Denis Villeneuve durante as filmagens de "O Primeiro Encontro" (Arrival, 2016)

Denis Villeneuve

por Cátia Alexandre

autora do blogue May The Cinema Be With You
colaboradora da revista Take Cinema Magazine

Quando pensamos em Denis Villeneuve admitimos sem qualquer dúvida estar perante um dos realizadores contemporâneos mais interessantes a trabalhar nos dias de hoje em Hollywood, cuja filmografia prima não só pela qualidade visual e técnica, como por uma vertente inteligente e intelectual que é inerente em todas as suas obras, onde o estilo se mistura com a substância, com valores equivalentes entre os ambos.

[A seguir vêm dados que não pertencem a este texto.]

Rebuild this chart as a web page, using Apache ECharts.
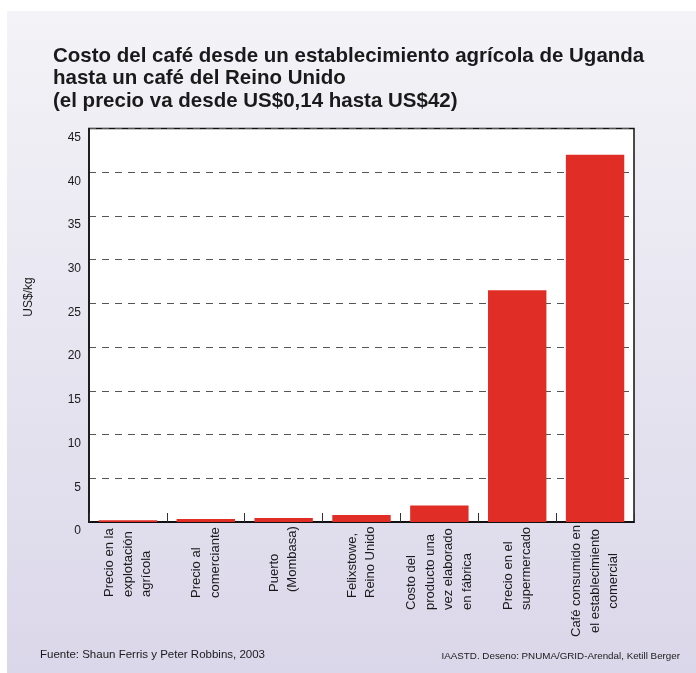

Nasceu em 1967, no Canada, onde inicialmente começou a estudar ciências, algo que abandonou mais tarde para se dedicar à paixão pelo cinema. Tendo ganho em 1990-1991, o prémio La Course Europe-Asie, para jovens realizadores, foi apenas em 2010 que saltou para as luzes da ribalta, depois de ter sido nomeado para um Oscar na categoria de Melhor Filme Estrangeiro.

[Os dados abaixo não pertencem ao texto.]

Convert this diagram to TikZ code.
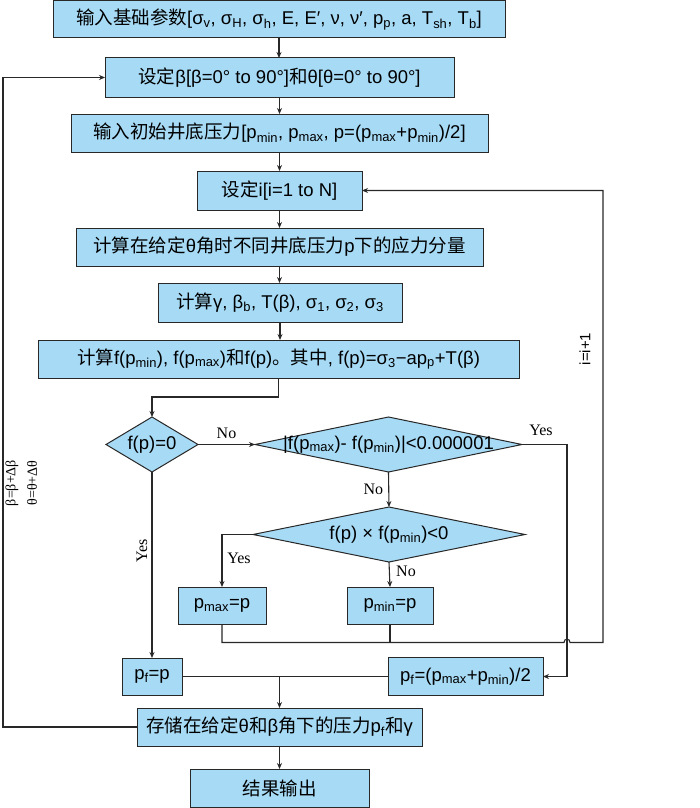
\documentclass[tikz,border=0pt]{standalone}
\usepackage{fontspec}
\setmainfont{Liberation Sans}
\newfontfamily\cjk{Noto Sans CJK SC}
\newfontfamily\tms{Liberation Serif}
\usetikzlibrary{shapes.geometric,arrows.meta}
\newcommand{\sbs}[1]{\textsubscript{#1}}
\definecolor{boxblue}{RGB}{166,218,245}
\definecolor{edge}{RGB}{40,40,40}
\begin{document}
\begin{tikzpicture}[x=1pt,y=-1pt,
  box/.style={draw=edge, fill=boxblue, line width=1pt, inner sep=0pt, outer sep=0pt,
              font=\fontsize{18.5}{21}\selectfont},
  dia/.style={diamond, draw=edge, fill=boxblue, line width=1pt, inner sep=0pt, outer sep=0pt},
  dtext/.style={font=\fontsize{18.5}{21}\selectfont, inner sep=0pt},
  lab/.style={font=\tms\fontsize{16}{18}\selectfont, inner sep=0pt},
  ln/.style={draw=edge, line width=1.1pt},
  arr/.style={ln, -{Stealth[length=6pt,width=5pt]}}]
\useasboundingbox (0,0) rectangle (700,808);
\fill[white] (0,0) rectangle (700,808);

\node[box, minimum width=452pt, minimum height=37pt] (b1) at (279,19.5)
  {{\cjk 输入基础参数}[σ\sbs{v}, σ\sbs{H}, σ\sbs{h}, E, E′, ν, ν′, p\sbs{p}, a, T\sbs{sh}, T\sbs{b}]};
\node[box, minimum width=349pt, minimum height=39pt] (b2) at (279.5,77.5)
  {{\cjk 设定}β[β=0° to 90°]{\cjk 和}θ[θ=0° to 90°]};
\node[box, minimum width=417pt, minimum height=38pt] (b3) at (279.5,133)
  {{\cjk 输入初始井底压力}[p\sbs{min}, p\sbs{max}, p=(p\sbs{max}+p\sbs{min})/2]};
\node[box, minimum width=165pt, minimum height=39pt] (b4) at (279.5,190.5)
  {{\cjk 设定}i[i=1 to N]};
\node[box, minimum width=407pt, minimum height=38pt] (b5) at (279.5,247)
  {{\cjk 计算在给定}θ{\cjk 角时不同井底压力}p{\cjk 下的应力分量}};
\node[box, minimum width=244pt, minimum height=39pt] (b6) at (280,302.5)
  {{\cjk 计算}γ, β\sbs{b}, T(β), σ\sbs{1}, σ\sbs{2}, σ\sbs{3}};
\node[box, minimum width=481pt, minimum height=38pt] (b7) at (278.5,359)
  {{\cjk 计算}f(p\sbs{min}), f(p\sbs{max}){\cjk 和}f(p){\cjk 。其中}, f(p)=σ\sbs{3}−ap\sbs{p}+T(β)};

\node[dia, minimum width=92pt, minimum height=55pt] (d1) at (152,444.5) {};
\node[dtext] (t1) at (d1) {f(p)=0};
\node[dia, minimum width=267pt, minimum height=55pt] (d2) at (388.5,444.5) {};
\node[dtext] (t2) at (d2) {|f(p\sbs{max})- f(p\sbs{min})|<0.000001};
\node[dia, minimum width=272pt, minimum height=55pt] (d3) at (389,534.5) {};
\node[dtext] (t3) at (d3) {f(p) × f(p\sbs{min})<0};

\node[box, minimum width=88pt, minimum height=37pt] (pmax) at (222,605.5) {p\sbs{max}=p};
\node[box, minimum width=86pt, minimum height=37pt] (pmin) at (390,605.5) {p\sbs{min}=p};
\node[box, minimum width=60pt, minimum height=37pt] (pf1) at (152,676.5) {p\sbs{f}=p};
\node[box, minimum width=155pt, minimum height=38pt] (pf2) at (465.5,676.5) {p\sbs{f}=(p\sbs{max}+p\sbs{min})/2};
\node[box, minimum width=285pt, minimum height=38pt] (store) at (279.5,727)
  {{\cjk 存储在给定}θ{\cjk 和}β{\cjk 角下的压力}p\sbs{f}{\cjk 和}γ};
\node[box, minimum width=179pt, minimum height=38pt] (out) at (279.5,788) {\cjk 结果输出};

% main chain
\draw[arr] (b1.south) -- (b1.south |- b2.north);
\draw[arr] (b2.south) -- (b2.south |- b3.north);
\draw[arr] (b3.south) -- (b3.south |- b4.north);
\draw[arr] (b4.south) -- (b4.south |- b5.north);
\draw[arr] (b5.south) -- (b5.south |- b6.north);
\draw[arr] (b6.south) -- (b6.south |- b7.north);
\draw[arr] (b7.south) -- ++(0,19) -| (d1.north);

% decisions
\draw[arr] (d1.east) -- (d2.west) node[lab, midway, above=5pt] (lno1) {No};
\draw[arr] (d2.east) -- ++(45,0) |- (pf2.east);
\node[lab] (lyes2) at (541,430) {Yes};
\draw[arr] (d2.south) -- (d3.north) node[lab, midway, left=5pt] (lno2) {No};
\draw[arr] (d3.west) -| (pmax.north);
\node[lab] (lyes3) at (239,558) {Yes};
\draw[arr] (d3.south) -- (pmin.north);
\node[lab] (lno3) at (406,571) {No};
\draw[arr] (d1.south) -- (pf1.north);
\node[lab, rotate=90] (lyes1) at (142,551) {Yes};

% loop back to i
\coordinate (jl) at (564,642.5);
\coordinate (jr) at (570,642.5);
\coordinate (rr) at (603,642.5);
\draw[arr] (pmax.south) |- (jl) .. controls +(0,-4.5) and +(0,-4.5) .. (jr) -- (rr) |- (b4.east);
\draw[ln] (pmin.south) -- (pmin.south |- jl);
\node[font=\fontsize{15}{17}\selectfont, rotate=90, inner sep=0pt] (li) at (585,349) {i=i+1};

% results
\draw[ln] (pf1.east) -- (pf2.west);
\coordinate (mj) at (store.north |- pf2.west);
\draw[arr] (mj) -- (store.north);
\draw[arr] (store.south) -- (out.north);

% outer loop
\draw[arr] (store.west) -- ++(-134,0) |- (b2.west);
\node[lab, font=\tms\fontsize{14}{16}\selectfont, rotate=90] (lbeta) at (12,483) {β=β+Δβ};
\node[lab, font=\tms\fontsize{14}{16}\selectfont, rotate=90] (ltheta) at (32,483) {θ=θ+Δθ};
\end{tikzpicture}
\end{document}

Jack Gyllenhaal e, "O Homem Duplicado" (Enemy, 2013), de Denis Villeneuve

Tenho sempre tendência a exagerar nos adjectivos quando gosto mesmo muito do trabalho de um realizador, e o receio de me tornar exagerada ou pretensiosa aparece sempre que falo de Villeneuve e dos seus filmes, realizador que rapidamente me fascinou desde o primeiro trabalho que dele vi. Acredito que ele é tudo aquilo que a minha geração pretende viver numa sala de cinema, alimentando o entusiasmo de aguardar pela estreia do seu próximo filme. Toda a sua obra vive da maneira como as ideias são representadas, pela beleza dos planos, das cores e dos sets, e na forma vulnerável e honesta como se apresentam os personagens das suas histórias. É na delicadeza das imagens e dos gestos, é nas palavras que por mais complexas que sejam, que estão os sentimentos que de alguma forma nos tocam.

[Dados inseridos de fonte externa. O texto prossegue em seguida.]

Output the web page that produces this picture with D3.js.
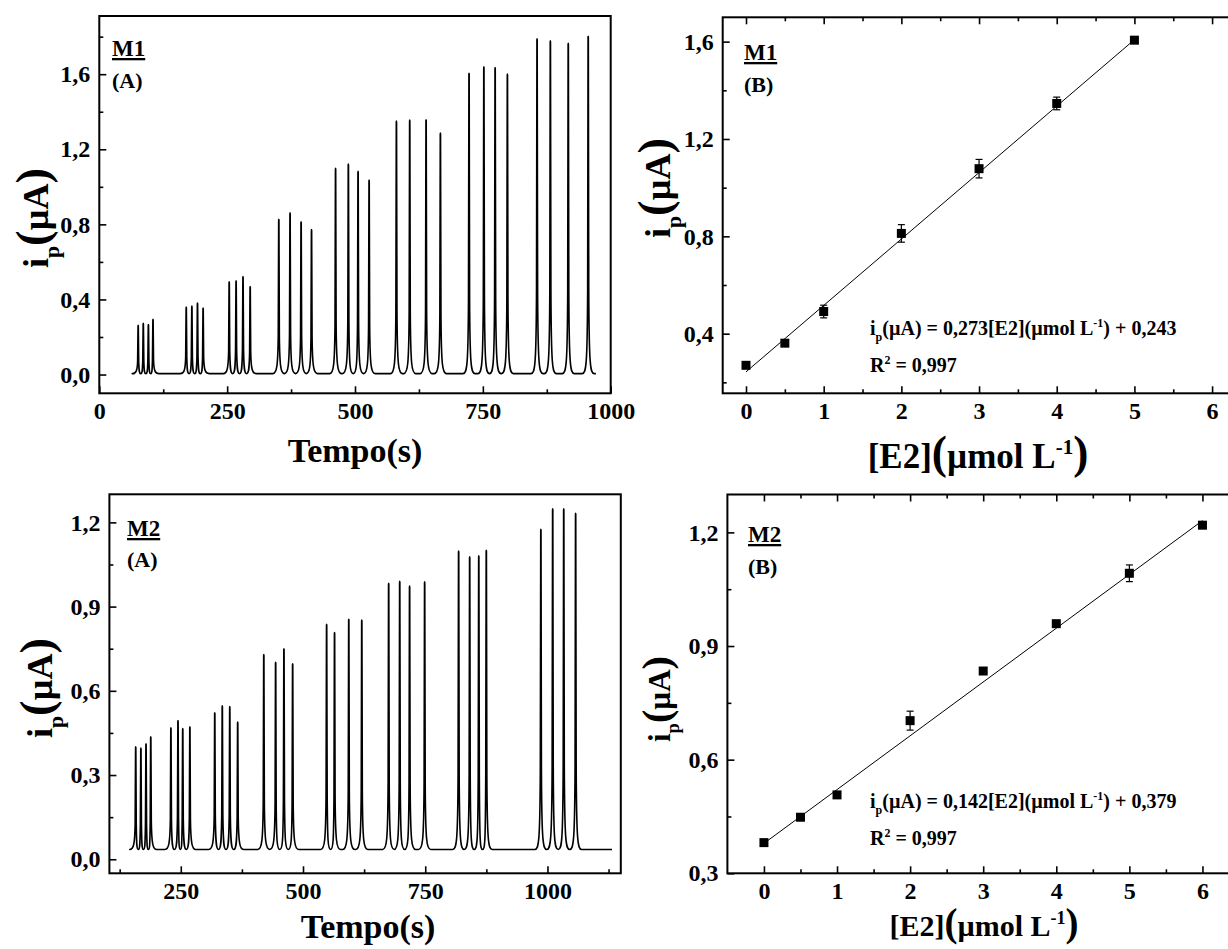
<!DOCTYPE html>
<html>
<head>
<meta charset="utf-8">
<script src="https://cdn.jsdelivr.net/npm/d3@7"></script>
<style>
  body { margin: 0; background: #fff; }
  svg { display: block; }
  text { font-family: "Liberation Serif", "Times New Roman", serif; font-weight: bold; fill: #000; white-space: pre; }
</style>
</head>
<body>
<svg id="chart" width="1228" height="949"></svg>
<script>
// ---- M1 (A): peak times (s) and peak currents (µA) ----
const m1PeakTimes = [76, 86, 96, 105, 170, 181, 192, 203, 254, 267.5, 281, 295,
  351, 373, 394.6, 415, 462, 487, 506, 527.6, 581, 607, 639, 667,
  723, 752, 774, 798, 856, 882, 917, 956];
const m1PeakHeights = [0.264, 0.275, 0.268, 0.296, 0.361, 0.367, 0.383, 0.356,
  0.496, 0.501, 0.523, 0.470, 0.829, 0.863, 0.815, 0.774,
  1.100, 1.123, 1.084, 1.037, 1.352, 1.357, 1.359, 1.288,
  1.607, 1.641, 1.637, 1.602, 1.790, 1.779, 1.766, 1.804];
const m1TraceSpan = [69, 971];
const m1Baseline = 0.005;

// ---- M2 (A) ----
const m2PeakTimes = [157.8, 168.4, 178.9, 188.6, 229.8, 244.3, 254, 268.6,
  319.5, 334.9, 350.2, 366.4, 419.8, 444, 461, 478.8,
  548.3, 564.5, 593.6, 620.2, 675.2, 697.8, 718, 748.8,
  818.3, 840.9, 859.5, 874.9, 986.5, 1010.7, 1033.3, 1057.6];
const m2PeakHeights = [0.402, 0.397, 0.412, 0.437, 0.469, 0.495, 0.467, 0.473,
  0.523, 0.548, 0.545, 0.490, 0.730, 0.703, 0.751, 0.697,
  0.838, 0.809, 0.856, 0.853, 0.984, 0.991, 0.974, 0.989,
  1.099, 1.078, 1.082, 1.102, 1.176, 1.249, 1.249, 1.233];
const m2TraceSpan = [147, 1132];
const m2Baseline = 0.035;

// ---- calibration curves (B) ----
const m1Conc = [0, 0.5, 1, 2, 3, 4, 5];
const m1Current = [0.270, 0.361, 0.491, 0.812, 1.078, 1.346, 1.606];
const m1Error = [0.010, 0.008, 0.026, 0.036, 0.038, 0.026, 0.010];
const m1Fit = [0.273, 0.243]; // slope, intercept

const m2Conc = [0, 0.5, 1, 2, 3, 4, 5, 6];
const m2Current = [0.381, 0.448, 0.507, 0.703, 0.834, 0.959, 1.092, 1.219];
const m2Error = [0.008, 0.006, 0.006, 0.025, 0.008, 0.006, 0.022, 0.006];
const m2Fit = [0.142, 0.379];

// ---- tick values ----
const tempoTicks1 = [0, 250, 500, 750, 1000];
const tempoMinor1 = [125, 375, 625, 875];
const ipTicks1 = [0, 0.4, 0.8, 1.2, 1.6];
const ipMinor1 = [0.2, 0.6, 1.0, 1.4, 1.8];
const tempoTicks2 = [250, 500, 750, 1000];
const tempoMinor2 = [125, 375, 625, 875, 1125];
const ipTicks2 = [0, 0.3, 0.6, 0.9, 1.2];
const ipMinor2 = [0.15, 0.45, 0.75, 1.05];
const concTicks = [0, 1, 2, 3, 4, 5, 6];
const concMinor = [0.5, 1.5, 2.5, 3.5, 4.5, 5.5];
const calTicks1 = [0.4, 0.8, 1.2, 1.6];
const calMinor1 = [0.2, 0.6, 1.0, 1.4];
const calTicks2 = [0.3, 0.6, 0.9, 1.2];
const calMinor2 = [0.45, 0.75, 1.05];

const FONT = '"Liberation Serif", "Times New Roman", serif';
const svg = d3.select("#chart");
const commaFmt = d => d3.format(".1f")(d).replace(".", ",");
const intFmt = d3.format("d");

// text with sub/superscripts and enlarged brackets
function rich(x, y, size, parts, anchor, rotate) {
  const t = svg.append("text")
    .attr("transform", "translate(" + x + "," + y + ")" + (rotate ? " rotate(" + rotate + ")" : ""))
    .attr("text-anchor", anchor || "start")
    .style("font-family", FONT).style("font-weight", "bold")
    .style("font-size", size + "px");
  let shift = 0;
  parts.forEach(p => {
    const s = p.sub ? size * 0.3 : p.sup ? -size * 0.4 : 0;
    const fs = (p.sub || p.sup) ? size * 0.6 : p.big ? size * 1.3 : size;
    t.append("tspan").attr("dy", s - shift).style("font-size", fs + "px").text(p.t);
    shift = s;
  });
  return t;
}

function drawPanel(cfg) {
  const x = d3.scaleLinear().domain(cfg.xDomain).range(cfg.xRange);
  const y = d3.scaleLinear().domain(cfg.yDomain).range(cfg.yRange);
  const g = svg.append("g");

  const bottom = g.append("g").attr("transform", "translate(0," + cfg.yRange[0] + ")");
  bottom.append("g").call(d3.axisBottom(x).tickValues(cfg.xMinor).tickSize(-4).tickFormat(""));
  bottom.append("g").call(d3.axisBottom(x).tickValues(cfg.xMajor).tickSize(-7).tickPadding(9).tickFormat(cfg.xFmt));

  const left = g.append("g").attr("transform", "translate(" + cfg.xRange[0] + ",0)");
  left.append("g").call(d3.axisLeft(y).tickValues(cfg.yMinor).tickSize(-4).tickFormat(""));
  left.append("g").call(d3.axisLeft(y).tickValues(cfg.yMajor).tickSize(-7).tickPadding(9).tickFormat(commaFmt));

  if (cfg.topTicks) {
    const top = g.append("g").attr("transform", "translate(0," + cfg.yRange[1] + ")");
    top.append("g").call(d3.axisTop(x).tickValues(cfg.xMinor).tickSize(-4).tickFormat(""));
    top.append("g").call(d3.axisTop(x).tickValues(cfg.xMajor).tickSize(-7).tickFormat(""));
  }
  g.selectAll(".domain").remove();
  g.selectAll(".tick line").attr("stroke-width", 1.6);
  g.selectAll(".tick text")
    .style("font-family", FONT).style("font-weight", "bold").style("font-size", "24px");

  g.append("rect")
    .attr("x", cfg.xRange[0]).attr("y", cfg.yRange[1])
    .attr("width", cfg.xRange[1] - cfg.xRange[0])
    .attr("height", cfg.yRange[0] - cfg.yRange[1])
    .attr("fill", "none").attr("stroke", "#000").attr("stroke-width", 2);
  return { x, y, g };
}

// continuous amperogram made of narrow peaks
function tracePath(x, y, times, heights, span, base) {
  const B = y(base);
  let d = "M" + x(span[0]) + "," + B;
  times.forEach((t, i) => {
    const X = x(t), T = y(heights[i]), h = B - T;
    const wl = Math.min(6, i ? (X - x(times[i - 1])) / 2 : 6);
    const wr = Math.min(6, i < times.length - 1 ? (x(times[i + 1]) - X) / 2 : 6);
    const f = Math.min(0.05 * h, 7);
    d += "L" + (X - wl) + "," + B +
      "C" + (X - wl * 0.35) + "," + B + " " + (X - 0.9) + "," + (B - f) + " " + (X - 0.55) + "," + (B - 0.25 * h) +
      "L" + (X - 0.12) + "," + (T + 1.2) +
      "Q" + X + "," + (T - 0.6) + " " + (X + 0.12) + "," + (T + 1.2) +
      "L" + (X + 0.55) + "," + (B - 0.25 * h) +
      "C" + (X + 0.9) + "," + (B - f) + " " + (X + wr * 0.35) + "," + B + " " + (X + wr) + "," + B;
  });
  d += "L" + x(span[1]) + "," + B;
  return d;
}

function drawTrace(p, times, heights, span, base) {
  p.g.append("path")
    .attr("d", tracePath(p.x, p.y, times, heights, span, base))
    .attr("fill", "none").attr("stroke", "#000")
    .attr("stroke-width", 1.6).attr("stroke-linejoin", "round");
}

function drawCalibration(p, conc, current, err, fit) {
  const xEnd = d3.max(conc);
  p.g.append("path")
    .datum([0, xEnd])
    .attr("d", d3.line().x(d => p.x(d)).y(d => p.y(fit[0] * d + fit[1])))
    .attr("fill", "none").attr("stroke", "#000").attr("stroke-width", 1);
  const pts = p.g.append("g").selectAll("g").data(conc).join("g");
  pts.append("line")
    .attr("x1", d => p.x(d)).attr("x2", d => p.x(d))
    .attr("y1", (d, i) => p.y(current[i] - err[i])).attr("y2", (d, i) => p.y(current[i] + err[i]))
    .attr("stroke", "#000").attr("stroke-width", 1.2);
  [-1, 1].forEach(s => {
    pts.append("line")
      .attr("x1", d => p.x(d) - 3.5).attr("x2", d => p.x(d) + 3.5)
      .attr("y1", (d, i) => p.y(current[i] + s * err[i])).attr("y2", (d, i) => p.y(current[i] + s * err[i]))
      .attr("stroke", "#000").attr("stroke-width", 1.2);
  });
  pts.append("rect")
    .attr("x", d => p.x(d) - 4.5).attr("y", (d, i) => p.y(current[i]) - 4.5)
    .attr("width", 9).attr("height", 9).attr("fill", "#000");
}

// ---------- panels ----------
const a1 = drawPanel({ xDomain: [0, 1000], xRange: [99.3, 610.7], yDomain: [-0.1, 1.91], yRange: [393.3, 16],
  xMajor: tempoTicks1, xMinor: tempoMinor1, yMajor: ipTicks1, yMinor: ipMinor1, xFmt: intFmt });
drawTrace(a1, m1PeakTimes, m1PeakHeights, m1TraceSpan, m1Baseline);

const b1 = drawPanel({ xDomain: [-0.3, 6.3], xRange: [722.7, 1235.4], yDomain: [0.155, 1.7], yRange: [393.3, 17.3],
  xMajor: concTicks, xMinor: concMinor, yMajor: calTicks1, yMinor: calMinor1, xFmt: intFmt, topTicks: true });
drawCalibration(b1, m1Conc, m1Current, m1Error, m1Fit);

const a2 = drawPanel({ xDomain: [104, 1150], xRange: [109.4, 620.8], yDomain: [-0.05, 1.3], yRange: [873.3, 494.3],
  xMajor: tempoTicks2, xMinor: tempoMinor2, yMajor: ipTicks2, yMinor: ipMinor2, xFmt: intFmt });
drawTrace(a2, m2PeakTimes, m2PeakHeights, m2TraceSpan, m2Baseline);

const b2 = drawPanel({ xDomain: [-0.5, 6.5], xRange: [727.4, 1239], yDomain: [0.3, 1.3], yRange: [873.3, 494.5],
  xMajor: concTicks, xMinor: concMinor, yMajor: calTicks2, yMinor: calMinor2, xFmt: intFmt, topTicks: true });
drawCalibration(b2, m2Conc, m2Current, m2Error, m2Fit);

// ---------- labels ----------
const ipTitle = [{ t: "i" }, { t: "p", sub: true }, { t: "(", big: true }, { t: "µA" }, { t: ")", big: true }];
const concTitle = [{ t: "[E2]" }, { t: "(", big: true }, { t: "µmol L" }, { t: "-1", sup: true }, { t: ")", big: true }];

rich(355, 462, 34, [{ t: "Tempo(s)" }], "middle");
rich(368, 938, 34, [{ t: "Tempo(s)" }], "middle");
rich(978, 468, 35, concTitle, "middle");
rich(984, 936, 30, concTitle, "middle");

rich(48, 218, 36, ipTitle, "middle", -90);
rich(52, 688, 36, ipTitle, "middle", -90);
rich(670, 188, 36, ipTitle, "middle", -90);
rich(670, 699, 31, ipTitle, "middle", -90);

// panel tags
rich(112, 56, 23, [{ t: "M1" }]).style("text-decoration", "underline");
rich(112, 88, 22, [{ t: "(A)" }]);
rich(744, 60, 23, [{ t: "M1" }]).style("text-decoration", "underline");
rich(744, 92, 22, [{ t: "(B)" }]);
rich(127, 536, 23, [{ t: "M2" }]).style("text-decoration", "underline");
rich(127, 567, 22, [{ t: "(A)" }]);
rich(748, 542, 23, [{ t: "M2" }]).style("text-decoration", "underline");
rich(748, 574, 22, [{ t: "(B)" }]);

// fit equations
const eq = (a, b) => [{ t: "i" }, { t: "p", sub: true }, { t: "(µA) = " + a + "[E2](µmol L" }, { t: "-1", sup: true }, { t: ") + " + b }];
const r2 = [{ t: "R" }, { t: "2", sup: true }, { t: " = 0,997" }];
rich(870, 335, 20, eq("0,273", "0,243"));
rich(870, 372, 20, r2);
rich(870, 808, 20, eq("0,142", "0,379"));
rich(870, 845, 20, r2);
</script>
</body>
</html>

Emily Blunt em "Sicário - Infiltrado" (Sicario, 2015), de Denis Villeneuve

A temática dos seus filmes gira em torno de personagens a viver algum momento de tragédia ou situação traumática, explorando inquietudes, descortinando vulnerabilidades, complexidades e os lugares mais obscuros da mente humana. Villeneuve tem a capacidade de ir envolvendo a audiência, entregando aos poucos as peças do puzzle.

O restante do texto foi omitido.